Jamais libérable. Vêtu d'une tenue de prisonnier noire, Ross Ulbricht n'a pas montré d'émotion particulière à l'énoncé du verdict. Sa mère, assise dans le public, qui avec son père a suivi toutes les évolutions de son dossier, s'est pris la tête entre les mains. En plus des deux peines de réclusion à perpétuité pour trafic de stupéfiants et entreprise criminelle, la juge fédérale de Manhattan, Katherine Forrest, l'a aussi condamné à cinq, 15 et 20 ans de prison pour piratage, trafic de faux documents et blanchiment, les peines maximales pour ces délits.
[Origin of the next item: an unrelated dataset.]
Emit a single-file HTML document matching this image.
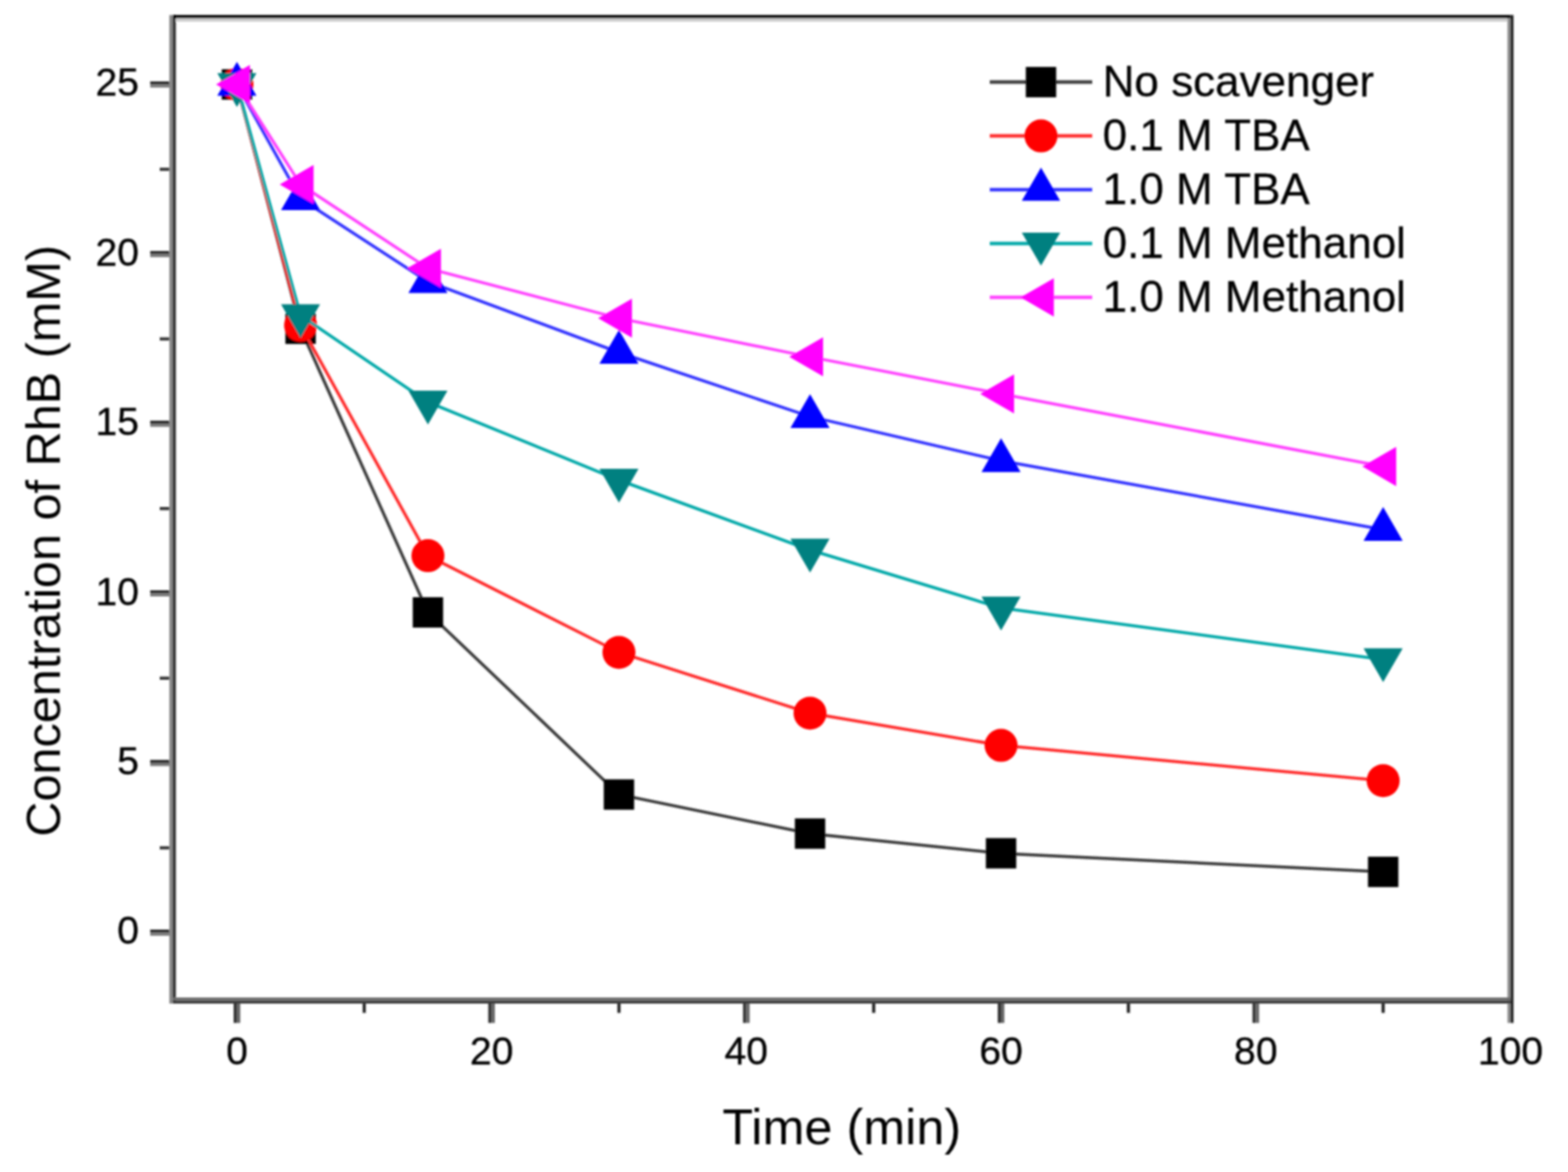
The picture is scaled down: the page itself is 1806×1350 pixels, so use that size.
<!DOCTYPE html>
<html><head><meta charset="utf-8"><title>Concentration of RhB vs Time</title>
<style>
html,body{margin:0;padding:0;background:#fff;}
body{width:1806px;height:1350px;overflow:hidden;}
svg{display:block;}
text{font-family:"Liberation Sans",Arial,sans-serif;fill:#000;}
</style></head><body>
<svg width="1806" height="1350" viewBox="0 0 1806 1350">
<defs><filter id="soft" filterUnits="userSpaceOnUse" x="0" y="0" width="1806" height="1350"><feGaussianBlur stdDeviation="1"/></filter></defs>
<rect width="1806" height="1350" fill="#fff"/>
<g filter="url(#soft)">
<g id="frame">
<rect x="195" y="17.3" width="4" height="1138.7" fill="#888"/>
<rect x="199" y="17.3" width="3.5" height="1138.7" fill="#2a2a2a"/>
<rect x="199" y="17.3" width="1540.8" height="4" fill="#000"/>
<rect x="202.5" y="21.3" width="1533.5" height="3.6" fill="#cccccc"/>
<rect x="1736.3" y="21.3" width="3.5" height="1134.7" fill="#8a8a8a"/>
<rect x="1739.8" y="17.3" width="3.4" height="1138.7" fill="#1e1e1e"/>
<rect x="199" y="1149" width="1540.8" height="3.6" fill="#6a6a6a"/>
<rect x="199" y="1152.6" width="1540.8" height="3.4" fill="#3a3a3a"/>
</g>
<g id="ticks">
<rect x="269.1" y="1156" width="3.8" height="22.3" fill="#333"/>
<rect x="272.9" y="1156" width="3.8" height="22.3" fill="#666"/>
<rect x="562.4" y="1156" width="3.8" height="22.3" fill="#333"/>
<rect x="566.2" y="1156" width="3.8" height="22.3" fill="#666"/>
<rect x="855.8" y="1156" width="3.8" height="22.3" fill="#333"/>
<rect x="859.6" y="1156" width="3.8" height="22.3" fill="#666"/>
<rect x="1149.2" y="1156" width="3.8" height="22.3" fill="#333"/>
<rect x="1153.0" y="1156" width="3.8" height="22.3" fill="#666"/>
<rect x="1442.6" y="1156" width="3.8" height="22.3" fill="#333"/>
<rect x="1446.4" y="1156" width="3.8" height="22.3" fill="#666"/>
<rect x="1736.3" y="1156" width="3.5" height="22.3" fill="#8a8a8a"/>
<rect x="1739.8" y="1156" width="3.4" height="22.3" fill="#1e1e1e"/>
<rect x="417.7" y="1156" width="3.6" height="10.7" fill="#222"/>
<rect x="711.1" y="1156" width="3.6" height="10.7" fill="#222"/>
<rect x="1004.5" y="1156" width="3.6" height="10.7" fill="#222"/>
<rect x="1297.9" y="1156" width="3.6" height="10.7" fill="#222"/>
<rect x="1591.3" y="1156" width="3.6" height="10.7" fill="#222"/>
<rect x="173" y="1070.8" width="22" height="3.5" fill="#222"/>
<rect x="173" y="1074.3" width="22" height="3.5" fill="#777"/>
<rect x="173" y="875.4" width="22" height="3.5" fill="#222"/>
<rect x="173" y="878.9" width="22" height="3.5" fill="#777"/>
<rect x="173" y="680.0" width="22" height="3.5" fill="#222"/>
<rect x="173" y="683.5" width="22" height="3.5" fill="#777"/>
<rect x="173" y="484.6" width="22" height="3.5" fill="#222"/>
<rect x="173" y="488.1" width="22" height="3.5" fill="#777"/>
<rect x="173" y="289.2" width="22" height="3.5" fill="#222"/>
<rect x="173" y="292.7" width="22" height="3.5" fill="#777"/>
<rect x="173" y="93.8" width="22" height="3.5" fill="#222"/>
<rect x="173" y="97.3" width="22" height="3.5" fill="#777"/>
<rect x="184" y="974.8" width="11" height="3.6" fill="#333"/>
<rect x="184" y="779.4" width="11" height="3.6" fill="#333"/>
<rect x="184" y="584.0" width="11" height="3.6" fill="#333"/>
<rect x="184" y="388.6" width="11" height="3.6" fill="#333"/>
<rect x="184" y="193.2" width="11" height="3.6" fill="#333"/>
</g>
<g id="ticklabels" font-size="45" stroke="#000" stroke-width="0.4">
<text x="272.9" y="1226" text-anchor="middle">0</text>
<text x="566.2" y="1226" text-anchor="middle">20</text>
<text x="859.6" y="1226" text-anchor="middle">40</text>
<text x="1153.0" y="1226" text-anchor="middle">60</text>
<text x="1446.4" y="1226" text-anchor="middle">80</text>
<text x="1739.8" y="1226" text-anchor="middle">100</text>
<text x="160" y="1087.3" text-anchor="end">0</text>
<text x="160" y="891.9" text-anchor="end">5</text>
<text x="160" y="696.5" text-anchor="end">10</text>
<text x="160" y="501.1" text-anchor="end">15</text>
<text x="160" y="305.7" text-anchor="end">20</text>
<text x="160" y="110.3" text-anchor="end">25</text>
</g>
<text x="969.5" y="1318" font-size="58" text-anchor="middle">Time (min)</text>
<text transform="translate(69,623) rotate(-90)" x="0" y="0" font-size="56" text-anchor="middle">Concentration of RhB (mM)</text>
<g id="data">
<polyline points="272.9,97.3 346.2,378.7 492.9,705.4 712.9,915.2 933.0,960.2 1153.0,982.9 1593.1,1004.3" fill="none" stroke="#3a3a3a" stroke-width="3.5"/>
<rect x="255.4" y="79.8" width="35.0" height="35.0" fill="#000000"/>
<rect x="328.7" y="361.2" width="35.0" height="35.0" fill="#000000"/>
<rect x="475.4" y="687.9" width="35.0" height="35.0" fill="#000000"/>
<rect x="695.4" y="897.7" width="35.0" height="35.0" fill="#000000"/>
<rect x="915.5" y="942.7" width="35.0" height="35.0" fill="#000000"/>
<rect x="1135.5" y="965.4" width="35.0" height="35.0" fill="#000000"/>
<rect x="1575.6" y="986.8" width="35.0" height="35.0" fill="#000000"/>
<polyline points="272.9,97.3 346.2,374.8 492.9,640.1 712.9,751.5 933.0,821.5 1153.0,858.6 1593.1,899.2" fill="none" stroke="#ff2a2a" stroke-width="3.5"/>
<circle cx="272.9" cy="97.3" r="19.0" fill="#ff0000"/>
<circle cx="346.2" cy="374.8" r="19.0" fill="#ff0000"/>
<circle cx="492.9" cy="640.1" r="19.0" fill="#ff0000"/>
<circle cx="712.9" cy="751.5" r="19.0" fill="#ff0000"/>
<circle cx="933.0" cy="821.5" r="19.0" fill="#ff0000"/>
<circle cx="1153.0" cy="858.6" r="19.0" fill="#ff0000"/>
<circle cx="1593.1" cy="899.2" r="19.0" fill="#ff0000"/>
<polyline points="272.9,97.3 346.2,229.0 492.9,324.4 712.9,406.0 933.0,479.9 1153.0,530.7 1593.1,610.0" fill="none" stroke="#3030ff" stroke-width="3.5"/>
<polygon points="272.9,71.3 295.4,110.3 250.3,110.3" fill="#0000ff"/>
<polygon points="346.2,203.0 368.7,242.0 323.7,242.0" fill="#0000ff"/>
<polygon points="492.9,298.4 515.4,337.4 470.4,337.4" fill="#0000ff"/>
<polygon points="712.9,380.0 735.4,419.0 690.4,419.0" fill="#0000ff"/>
<polygon points="933.0,453.9 955.5,492.9 910.4,492.9" fill="#0000ff"/>
<polygon points="1153.0,504.7 1175.5,543.7 1130.5,543.7" fill="#0000ff"/>
<polygon points="1593.1,584.0 1615.6,623.0 1570.5,623.0" fill="#0000ff"/>
<polyline points="272.9,97.3 346.2,363.4 492.9,463.1 712.9,553.0 933.0,633.5 1153.0,700.3 1593.1,759.7" fill="none" stroke="#00a8a8" stroke-width="3.5"/>
<polygon points="272.9,123.3 295.4,84.3 250.3,84.3" fill="#008080"/>
<polygon points="346.2,389.4 368.7,350.4 323.7,350.4" fill="#008080"/>
<polygon points="492.9,489.1 515.4,450.1 470.4,450.1" fill="#008080"/>
<polygon points="712.9,579.0 735.4,540.0 690.4,540.0" fill="#008080"/>
<polygon points="933.0,659.5 955.5,620.5 910.4,620.5" fill="#008080"/>
<polygon points="1153.0,726.3 1175.5,687.3 1130.5,687.3" fill="#008080"/>
<polygon points="1593.1,785.7 1615.6,746.7 1570.5,746.7" fill="#008080"/>
<polyline points="272.9,97.3 346.2,212.6 492.9,309.1 712.9,366.6 933.0,411.1 1153.0,453.7 1593.1,537.3" fill="none" stroke="#ff40ff" stroke-width="3.5"/>
<polygon points="248.9,97.3 287.9,74.8 287.9,119.8" fill="#ff00ff"/>
<polygon points="322.2,212.6 361.2,190.1 361.2,235.1" fill="#ff00ff"/>
<polygon points="468.9,309.1 507.9,286.6 507.9,331.6" fill="#ff00ff"/>
<polygon points="688.9,366.6 727.9,344.0 727.9,389.1" fill="#ff00ff"/>
<polygon points="909.0,411.1 948.0,388.6 948.0,433.6" fill="#ff00ff"/>
<polygon points="1129.0,453.7 1168.0,431.2 1168.0,476.2" fill="#ff00ff"/>
<polygon points="1569.1,537.3 1608.1,514.8 1608.1,559.9" fill="#ff00ff"/>
</g>
<g id="legend">
<line x1="1140" y1="94.6" x2="1258" y2="94.6" stroke="#3a3a3a" stroke-width="4"/>
<rect x="1181.5" y="77.1" width="35.0" height="35.0" fill="#000000"/>
<text x="1270" y="111" font-size="50.7" stroke="#000" stroke-width="0.3">No scavenger</text>
<line x1="1140" y1="156.6" x2="1258" y2="156.6" stroke="#ff2a2a" stroke-width="4"/>
<circle cx="1199.0" cy="156.6" r="19.0" fill="#ff0000"/>
<text x="1270" y="173" font-size="50.7" stroke="#000" stroke-width="0.3">0.1 M TBA</text>
<line x1="1140" y1="218.6" x2="1258" y2="218.6" stroke="#3030ff" stroke-width="4"/>
<polygon points="1199.0,193.1 1221.1,231.3 1176.9,231.3" fill="#0000ff"/>
<text x="1270" y="235" font-size="50.7" stroke="#000" stroke-width="0.3">1.0 M TBA</text>
<line x1="1140" y1="280.6" x2="1258" y2="280.6" stroke="#00a8a8" stroke-width="4"/>
<polygon points="1199.0,306.1 1221.1,267.9 1176.9,267.9" fill="#008080"/>
<text x="1270" y="297" font-size="50.7" stroke="#000" stroke-width="0.3">0.1 M Methanol</text>
<line x1="1140" y1="342.6" x2="1258" y2="342.6" stroke="#ff40ff" stroke-width="4"/>
<polygon points="1175.5,342.6 1213.8,320.5 1213.8,364.7" fill="#ff00ff"/>
<text x="1270" y="359" font-size="50.7" stroke="#000" stroke-width="0.3">1.0 M Methanol</text>
</g>
</g></svg></body></html>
Elle a précisé au condamné qu'il ne pourrait jamais être libéré. 

Un site mettant en danger la société. "Ce que vous avez fait avec Silk Road était terriblement destructeur pour le tissu social", a-t-elle déclaré, à l'issue d'une audience de trois heures, en soulignant que l'éducation privilégiée de Ross Ulbricht et ses études supérieures rendaient ses actions plus incompréhensibles que celles d'un trafiquant de drogue habituel. Elle a ajouté que les autorités réclamaient aussi la confiscation de 183,9 millions de dollars générés par les ventes de drogues sur Silk Road.

"Si on me donnait une chance"... Les parents d'un Bostonien de 25 ans et d'un adolescent australien de 16 ans ont raconté leur drame, leurs fils étant décédés après avoir consommé des drogues achetées sur Silk Road. Ross Ulbricht s'est alors mis à pleurer et a rejeté le portrait qu'a fait de lui l'accusation, le décrivant comme un homme vain et cupide avec des comportements de sociopathe. Si on me donnait une chance, je n'enfreindrais plus la loi", a-t-il promis. "Je ne suis pas un sociopathe [...] égocentrique. J'ai juste fait de très grosses erreurs".

Soupçonné d’assassinats. Sur son site, fermé par le FBI en octobre 2013 - après son arrestation à San Francisco -, on trouvait aussi des kits de piratage, des faux papiers ou encore des services de tueurs à gage, d'après l'accusation qui soupçonnait également Ross Ulbricht d'avoir commandité cinq assassinats dans son entourage, pour protéger le secret entourant les transactions du site. Rien n'a cependant permis d’établir que ces meurtres aient eu lieu.